You can see this play out even today in labor leaders like the Teamsters Sean O'Brien and his unflinching embrase of the Republicans and their policy, and the UAW's own Shawn Fain, recent darling of the American "Left," praising Trump's tarrif policy, which is now leading to cuts in profit share among his union members.

As Lenin points out, this stage of capitalism isn't just the highest stage of capitalism; it is also decaying capitalism. These relations of fiance capital transform the state into a rentier state, which I feel is highly emblematic of the globalization period of American foreign policy of the 1990s.
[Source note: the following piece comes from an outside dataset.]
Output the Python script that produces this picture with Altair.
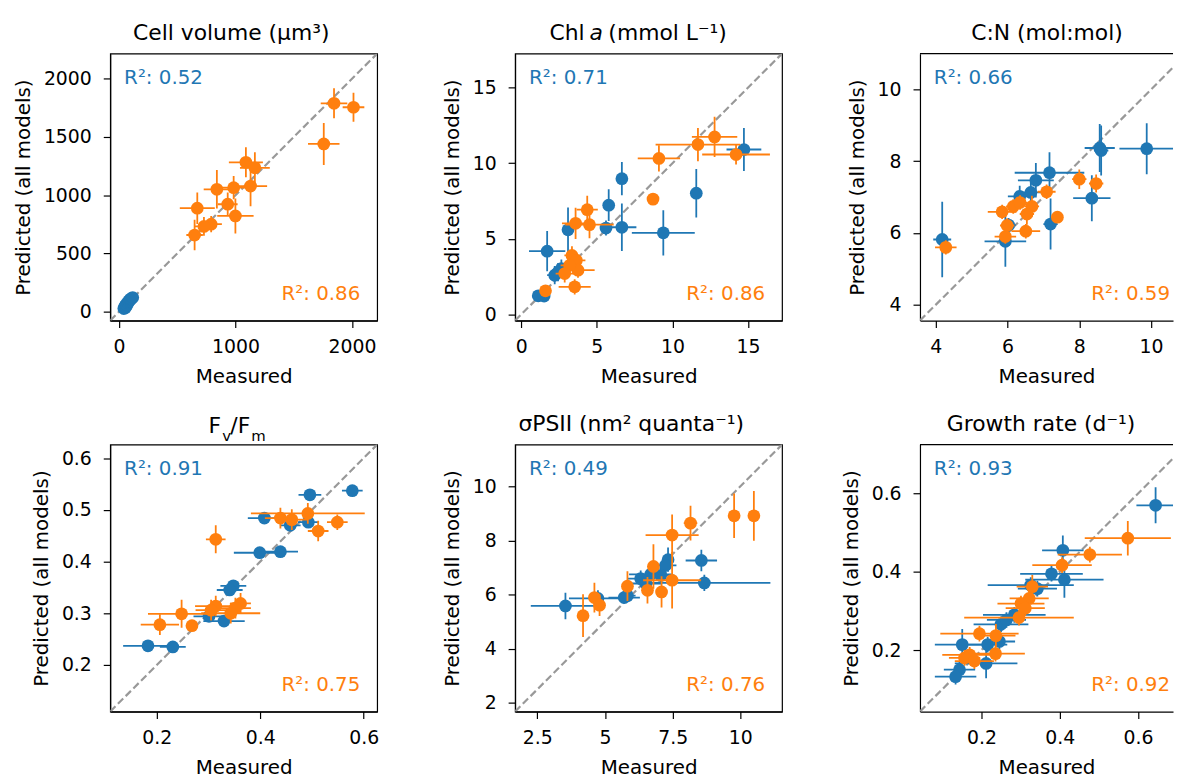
import altair as alt
import pandas as pd

BLUE = "#1f77b4"
ORANGE = "#ff7f0e"
FONT = "DejaVu Sans"

# each tuple: (measured, predicted, x error, y error)
CELLVOL_BLUE = [(42, 28, 8, 10), (55, 35, 8, 10), (50, 45, 8, 12), (58, 52, 10, 12), (70, 58, 10, 12),
                (62, 65, 10, 15), (75, 78, 12, 15), (82, 88, 12, 15), (88, 95, 12, 18), (95, 102, 12, 18),
                (100, 110, 15, 18), (108, 115, 15, 20), (118, 122, 15, 20)]
CELLVOL_ORANGE = [(1845, 1789, 114, 128), (2012, 1755, 93, 125), (1757, 1440, 135, 180), (1089, 1283, 146, 128),
                  (1166, 1235, 128, 135), (1129, 1079, 142, 173), (984, 1065, 100, 100), (840, 1051, 113, 165),
                  (933, 923, 85, 100), (999, 823, 156, 150), (672, 889, 150, 135), (791, 752, 92, 70),
                  (729, 733, 80, 80), (649, 659, 71, 130)]

CHL_BLUE = [(14.73, 10.91, 1.15, 1.42), (11.58, 8.02, 0.2, 1.6), (6.66, 8.98, 0.2, 1.1), (5.79, 7.23, 0.2, 1.05),
            (9.4, 5.4, 2.08, 1.5), (6.66, 5.77, 0.96, 1.57), (5.61, 5.72, 0.3, 0.5), (3.1, 5.6, 0.3, 1.47),
            (1.72, 4.19, 1.2, 1.33), (2.22, 2.6, 0.5, 0.6), (2.44, 2.8, 0.4, 0.6), (2.66, 3.03, 0.4, 0.6),
            (1.13, 1.24, 0.3, 0.3), (1.52, 1.22, 0.3, 0.3)]
CHL_ORANGE = [(12.79, 11.74, 1.5, 1.33), (11.69, 11.24, 2.8, 1.1), (14.21, 10.58, 2.24, 0.66), (9.11, 10.32, 1.4, 0.87),
              (8.72, 7.63, 0.1, 0.1), (4.37, 6.93, 0.7, 0.93), (3.6, 6.03, 0.9, 1.03), (4.52, 5.94, 1.6, 0.9),
              (3.36, 3.91, 0.5, 0.6), (3.65, 3.58, 0.6, 0.5), (3.76, 2.93, 1.1, 0.5), (3.21, 3.25, 0.6, 0.5),
              (2.88, 2.71, 0.6, 0.6), (3.54, 1.83, 1.06, 0.5), (1.61, 1.57, 0.2, 0.2)]

CN_BLUE = [(9.88, 8.35, 0.76, 0.71), (8.57, 8.37, 0.42, 0.67), (8.61, 8.3, 0.2, 0.7), (7.17, 7.68, 0.97, 0.57),
           (6.79, 7.47, 0.5, 0.48), (8.35, 6.97, 0.52, 0.64), (6.34, 7.02, 0.33, 0.3), (6.65, 7.13, 0.3, 0.3),
           (7.2, 6.25, 0.2, 0.71), (6.03, 6.22, 0.2, 0.2), (5.94, 5.77, 0.58, 0.71), (4.18, 5.82, 0.25, 1.05)]
CN_ORANGE = [(8.0, 7.5, 0.2, 0.27), (8.47, 7.38, 0.2, 0.25), (7.09, 7.15, 0.25, 0.2), (7.39, 6.44, 0.15, 0.15),
             (6.68, 6.74, 0.2, 0.3), (6.54, 6.53, 0.2, 0.3), (6.16, 6.74, 0.2, 0.2), (5.85, 6.59, 0.4, 0.2),
             (6.51, 6.05, 0.4, 0.2), (5.94, 5.9, 0.3, 0.2), (4.28, 5.6, 0.3, 0.2), (5.99, 6.21, 0.2, 0.2),
             (6.35, 6.85, 0.2, 0.2)]

FVFM_BLUE = [(0.578, 0.537, 0.02, 0.005), (0.496, 0.529, 0.022, 0.005), (0.408, 0.484, 0.032, 0.005),
             (0.458, 0.47, 0.02, 0.01), (0.493, 0.476, 0.02, 0.01), (0.399, 0.417, 0.05, 0.005),
             (0.439, 0.419, 0.034, 0.01), (0.348, 0.353, 0.025, 0.005), (0.341, 0.345, 0.025, 0.005),
             (0.301, 0.294, 0.03, 0.005), (0.33, 0.285, 0.04, 0.005), (0.183, 0.237, 0.048, 0.005),
             (0.231, 0.235, 0.025, 0.005)]
FVFM_ORANGE = [(0.314, 0.443, 0.019, 0.027), (0.492, 0.493, 0.11, 0.02), (0.439, 0.484, 0.03, 0.02),
               (0.461, 0.481, 0.03, 0.02), (0.512, 0.459, 0.02, 0.02), (0.549, 0.476, 0.02, 0.015),
               (0.314, 0.314, 0.04, 0.02), (0.305, 0.306, 0.03, 0.02), (0.362, 0.319, 0.02, 0.02),
               (0.352, 0.31, 0.03, 0.02), (0.343, 0.3, 0.057, 0.02), (0.248, 0.299, 0.065, 0.027),
               (0.206, 0.278, 0.037, 0.02), (0.268, 0.276, 0.01, 0.01)]

SIGMA_BLUE = [(3.54, 5.58, 1.28, 0.49), (4.74, 5.86, 1.07, 0.3), (5.71, 5.89, 0.58, 0.2), (5.83, 5.96, 0.3, 0.2),
              (8.67, 6.43, 2.44, 0.3), (8.56, 7.26, 0.58, 0.4), (7.33, 7.29, 0.2, 0.45), (7.24, 7.08, 0.4, 0.3),
              (6.69, 6.75, 0.8, 0.3), (7.06, 6.71, 0.5, 0.3), (6.32, 6.59, 0.5, 0.3), (6.51, 6.41, 0.6, 0.3)]
SIGMA_ORANGE = [(10.5, 8.91, 0.1, 0.92), (9.77, 8.91, 0.1, 0.82), (8.16, 8.64, 0.25, 0.64), (7.48, 8.2, 0.98, 0.76),
                (6.79, 7.04, 0.2, 0.82), (5.83, 6.31, 0.2, 0.55), (6.57, 6.16, 0.2, 0.49), (7.09, 6.1, 0.2, 0.58),
                (7.48, 6.53, 1.07, 1.04), (4.61, 5.89, 0.2, 0.55), (4.8, 5.61, 0.2, 0.4), (4.19, 5.22, 0.2, 0.79)]

GROWTH_BLUE = [(0.645, 0.57, 0.049, 0.046), (0.408, 0.455, 0.053, 0.038), (0.379, 0.395, 0.08, 0.02),
               (0.412, 0.38, 0.1, 0.046), (0.326, 0.366, 0.11, 0.02), (0.343, 0.357, 0.05, 0.02),
               (0.25, 0.266, 0.07, 0.02), (0.264, 0.277, 0.05, 0.02), (0.284, 0.29, 0.08, 0.02),
               (0.151, 0.214, 0.07, 0.04), (0.216, 0.214, 0.05, 0.02), (0.246, 0.222, 0.04, 0.02),
               (0.212, 0.166, 0.08, 0.038), (0.144, 0.15, 0.04, 0.02), (0.134, 0.132, 0.053, 0.02)]
GROWTH_ORANGE = [(0.574, 0.486, 0.11, 0.044), (0.477, 0.444, 0.082, 0.02), (0.406, 0.417, 0.076, 0.02),
                 (0.33, 0.362, 0.04, 0.03), (0.322, 0.332, 0.05, 0.03), (0.301, 0.319, 0.06, 0.02),
                 (0.312, 0.307, 0.05, 0.02), (0.296, 0.283, 0.14, 0.02), (0.195, 0.242, 0.1, 0.02),
                 (0.237, 0.237, 0.05, 0.03), (0.236, 0.191, 0.075, 0.02), (0.17, 0.188, 0.07, 0.02),
                 (0.157, 0.18, 0.04, 0.02), (0.182, 0.172, 0.05, 0.02)]

R2_BLUE = ["0.52", "0.71", "0.66", "0.91", "0.49", "0.93"]
R2_ORANGE = ["0.86", "0.86", "0.59", "0.75", "0.76", "0.92"]

SIZE = 269
COL3_W = 255

# title segments: (text, x, y, fontSize, italic, align)
TITLES = [
    [("Cell volume (μm³)", 122, -14, 22, False, "center")],
    [("Chl", 70, -14, 22, False, "right"), ("a", 75, -14, 22, True, "left"),
     ("(mmol L⁻¹)", 94, -14, 22, False, "left")],
    [("C:N (mol:mol)", 128, -14, 22, False, "center")],
    [("F", 99, -12, 22, False, "left"), ("v", 113, -4, 15, False, "left"),
     ("/F", 121, -12, 22, False, "left"), ("m", 142, -4, 15, False, "left")],
    [("σPSII (nm² quanta⁻¹)", 117, -14, 22, False, "center")],
    [("Growth rate (d⁻¹)", 122, -14, 22, False, "center")],
]

PANELS = [
    dict(blue=CELLVOL_BLUE, orange=CELLVOL_ORANGE, dom=(-75, 2215), xt=[0, 1000, 2000],
         yt=[0, 500, 1000, 1500, 2000], last=False),
    dict(blue=CHL_BLUE, orange=CHL_ORANGE, dom=(-0.4, 17.25), xt=[0, 5, 10, 15], yt=[0, 5, 10, 15], last=False),
    dict(blue=CN_BLUE, orange=CN_ORANGE, dom=(3.56, 11.0), xt=[4, 6, 8, 10], yt=[4, 6, 8, 10], last=True),
    dict(blue=FVFM_BLUE, orange=FVFM_ORANGE, dom=(0.11, 0.626), xt=[0.2, 0.4, 0.6],
         yt=[0.2, 0.3, 0.4, 0.5, 0.6], last=False),
    dict(blue=SIGMA_BLUE, orange=SIGMA_ORANGE, dom=(1.68, 11.54), xt=[2.5, 5, 7.5, 10], yt=[2, 4, 6, 8, 10],
         last=False),
    dict(blue=GROWTH_BLUE, orange=GROWTH_ORANGE, dom=(0.043, 0.725), xt=[0.2, 0.4, 0.6], yt=[0.2, 0.4, 0.6],
         last=True),
]


def frame(rows):
    return pd.DataFrame({
        "x": [r[0] for r in rows], "y": [r[1] for r in rows],
        "xlo": [r[0] - r[2] for r in rows], "xhi": [r[0] + r[2] for r in rows],
        "ylo": [r[1] - r[3] for r in rows], "yhi": [r[1] + r[3] for r in rows],
    })


one = pd.DataFrame({"k": [0]})
LABEL = "'' + datum.value"


def make_panel(i, p):
    lo, hi = p["dom"]
    w = COL3_W if p["last"] else SIZE
    xhi = lo + (hi - lo) * w / SIZE
    xs = alt.Scale(domain=[lo, xhi], nice=False, zero=False)
    ys = alt.Scale(domain=[lo, hi], nice=False, zero=False)
    xaxis = alt.Axis(values=p["xt"], labelExpr=LABEL, title="Measured")
    yaxis = alt.Axis(values=p["yt"], labelExpr=LABEL, title="Predicted (all models)")

    def X(f):
        return alt.X(f, type="quantitative", scale=xs, axis=xaxis)

    def Y(f):
        return alt.Y(f, type="quantitative", scale=ys, axis=yaxis)

    line_df = pd.DataFrame({"x": [lo, xhi], "y": [lo, xhi]})
    layers = [
        alt.Chart(line_df).mark_line(color="#999999", strokeDash=[7.5, 3.5], strokeWidth=2.2, clip=True)
        .encode(x=X("x"), y=Y("y"))
    ]
    for rows, col in ((p["blue"], BLUE), (p["orange"], ORANGE)):
        df = frame(rows)
        layers.append(alt.Chart(df).mark_rule(color=col, strokeWidth=1.8, clip=True).encode(
            x=X("xlo"), x2="xhi:Q", y=Y("y")))
        layers.append(alt.Chart(df).mark_rule(color=col, strokeWidth=1.8, clip=True).encode(
            x=X("x"), y=Y("ylo"), y2="yhi:Q"))
        layers.append(alt.Chart(df).mark_circle(color=col, size=165, opacity=1, clip=True).encode(
            x=X("x"), y=Y("y")))

    layers.append(alt.Chart(one).mark_text(text="R²: " + R2_BLUE[i], align="left", baseline="alphabetic",
                                           font=FONT, fontSize=20, color=BLUE)
                  .encode(x=alt.value(14), y=alt.value(31)))
    layers.append(alt.Chart(one).mark_text(text="R²: " + R2_ORANGE[i], align="right", baseline="alphabetic",
                                           font=FONT, fontSize=20, color=ORANGE)
                  .encode(x=alt.value(252), y=alt.value(248)))
    for text, tx, ty, fs, ital, al in TITLES[i]:
        kw = dict(text=text, align=al, baseline="alphabetic", font=FONT, fontSize=fs, color="black")
        if ital:
            kw["fontStyle"] = "italic"
        layers.append(alt.Chart(one).mark_text(**kw).encode(x=alt.value(tx), y=alt.value(ty)))

    if p["last"]:
        layers.append(alt.Chart(one).mark_rule(color="black", strokeWidth=1.2)
                      .encode(x=alt.value(0), x2=alt.value(w), y=alt.value(0)))
        return alt.layer(*layers, view=alt.ViewBackground(stroke="transparent")).properties(
            width=w, height=SIZE)
    return alt.layer(*layers).properties(width=w, height=SIZE)


panels = [make_panel(i, p) for i, p in enumerate(PANELS)]

chart = alt.concat(*panels, columns=3, spacing={"row": 125, "column": 139}, bounds="flush").properties(
    padding={"left": 5, "top": 10, "right": 0, "bottom": 0}
).configure_view(stroke="black", strokeWidth=1.2).configure_axis(
    labelFont=FONT, labelFontSize=19, labelColor="black", titleFont=FONT, titleFontSize=20,
    titleFontWeight="normal", titleColor="black", tickColor="black", tickSize=7, tickWidth=1.2,
    domainColor="black", domainWidth=1.2, grid=False
).configure_axisX(labelPadding=10, titlePadding=10).configure_axisY(labelPadding=12, titlePadding=10)

chart.save("out.html", embed_options={"renderer": "svg", "actions": False})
Monopolies, oligarchy, the striving for domination instead of the striving for liberty, the exploitation of an increasing number of small or weak nations by an extremely small group of the richest or most powerful nations – all these have given birth to those distinctive characteristics of imperialism which compel us to define it as parasitic or decaying capitalism. More and more prominently there emerges, as one of the tendencies of imperialism, the creation of the “bondholding” (rentier) state, the usurer state, in which the bourgeoisie lives on the proceeds of capital exports and by “clipping coupons.”

This unhindered embrace of "free trade" policy has dramatically weakened the state in various ways. As we have seen with America and its free trade period, it led to rapid deindustrialization of the economy and transformed it into a service economy. It became a rentier state over the course of a decade and has suffered the ill effects of being a rentier state every decade since. Through this free trade policy, finance capital not only exploits the labor of underdeveloped countries, it also develops the productive forces of those underdeveloped countries:

It would be a mistake to believe that this tendency to decay precludes the possibility of the rapid growth of capitalism. It does not. In the epoch of imperialism, certain branches of industry, certain strata of the bourgeoisie and certain countries betray, to a more or less degree, one or other of these tendencies. On the whole, capitalism is growing far more rapidly than before. But this growth is not only becoming more and more uneven in general; its unevenness also manifests itself, in particular, in the decay of the countries which are richest in capital (such as England).

As we have seen throughout history, these developments can and do lead to national liberatory struggles on the basis of national self-determination. When this decolonization process begins, the level of control of the state weakens, and desperate attempts to maintain control are employed. These developments can be seen throughout decolonial history, and you can see them happening now in places like Burkina Faso.

Lenin as a writer is always entertaining, even when the subject is as dry as earnings reports, corporate mergers, and infrastructure development. In all his writings, he brings his distinct style and voice, often sarcastic and snarky, full of character, which makes the process of reading so enjoyable. His insights on strategy and his analysis are invaluable, and it is clear why his contributions are held so highly.

If you haven't read Lenin, you should! It's easier than you think.